Personal information
- Full name: Gary Stephen Montgomery
- Date of birth: 8 October 1982 (age 42)
- Place of birth: Leamington Spa, Warwickshire, England
- Position(s): Goalkeeper

Youth career
- Coventry City

Senior career*
- Years: Team / Apps / (Gls)
- 1999–2003: Coventry City / 8 / (0)
- 2002: → Crewe Alexandra (loan) / 0 / (0)
- 2002: → Kidderminster Harriers (loan) / 2 / (0)
- 2003–2007: Rotherham United / 35 / (0)
- 2007–2009: Grimsby Town / 5 / (0)
- 2010: Boston United / 0 / (0)
- Total:  / 50 / (0)

= Gary Montgomery (sportsman) =

English footballer and cricketer

Gary Stephen Montgomery (born 8 October 1982) is an English former professional footballer and cricketer.

As a footballer he played as a goalkeeper from 1999 to 2010 for Coventry City, Crewe Alexandra, Kidderminster Harriers, Rotherham United, Grimsby Town and Boston United. In 2010, he switched sports to cricket and made three List A cricket appearances as a professional playing for Lancashire County Cricket Club.

==Football career==
Montgomery was promoted from the youth team ranks at Coventry City during the 1999–2000 season.

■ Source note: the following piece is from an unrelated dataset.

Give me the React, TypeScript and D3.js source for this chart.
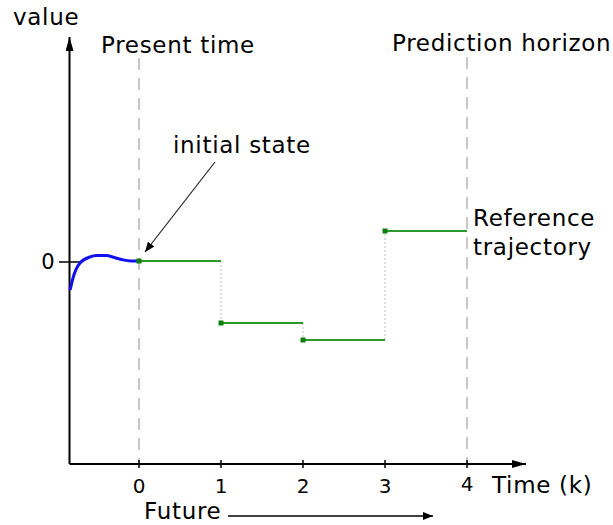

He was part of the same impressive youth team that boasted fellow keeper Chris Kirkland. While at Coventry, Gary spent time on loan with Crewe Alexandra and Kidderminster Harriers. Montgomery signed for Rotherham United in the summer of 2003 as a young understudy for Mike Pollitt. Montgomery made his debut for Rotherham as a late substitute against Crystal Palace, coming on after Pollitt had been sent off for handball outside of his area. His second appearance came 10 days later in similar and dramatic circumstances; Rotherham were playing Arsenal in the League Cup at Highbury when Pollitt was sent off again in extra time. Montgomery came on and the game went to penalties. He saved efforts from Sylvain Wiltord and Quincy Owusu-Abeyie, and even scored a penalty himself, however Arsenal ultimately triumphed 9–8 on spot kicks. He remained with the club until being released at the end of the 2006–07 season. His next port of call was to join with Grimsby Town F.C. at the start of the 2007–08 campaign as understudy to Phil Barnes, after his first season, he went on to sign a new one deal at Blundell Park for the season. On 17 March 2009, Montgomery along with Phil Barnes and Tom Newey were released by the club after they were told they were no longer needed and agreed to leave the club by mutual consent.

Montgomery briefly returned to football during the 2010–11 season with Conference North side Boston United, but left the club in December 2010.

==Cricket career==
In the 2009, Gary switched sports from football to cricket. Montgomery appeared several times for Lancashire County Cricket Club 2nd Eleven, and signed a professional contract for the 2010 season. He played three matches for Lancashire in the Clydesdale Bank 40 competition. He was released at the end of the 2010 season.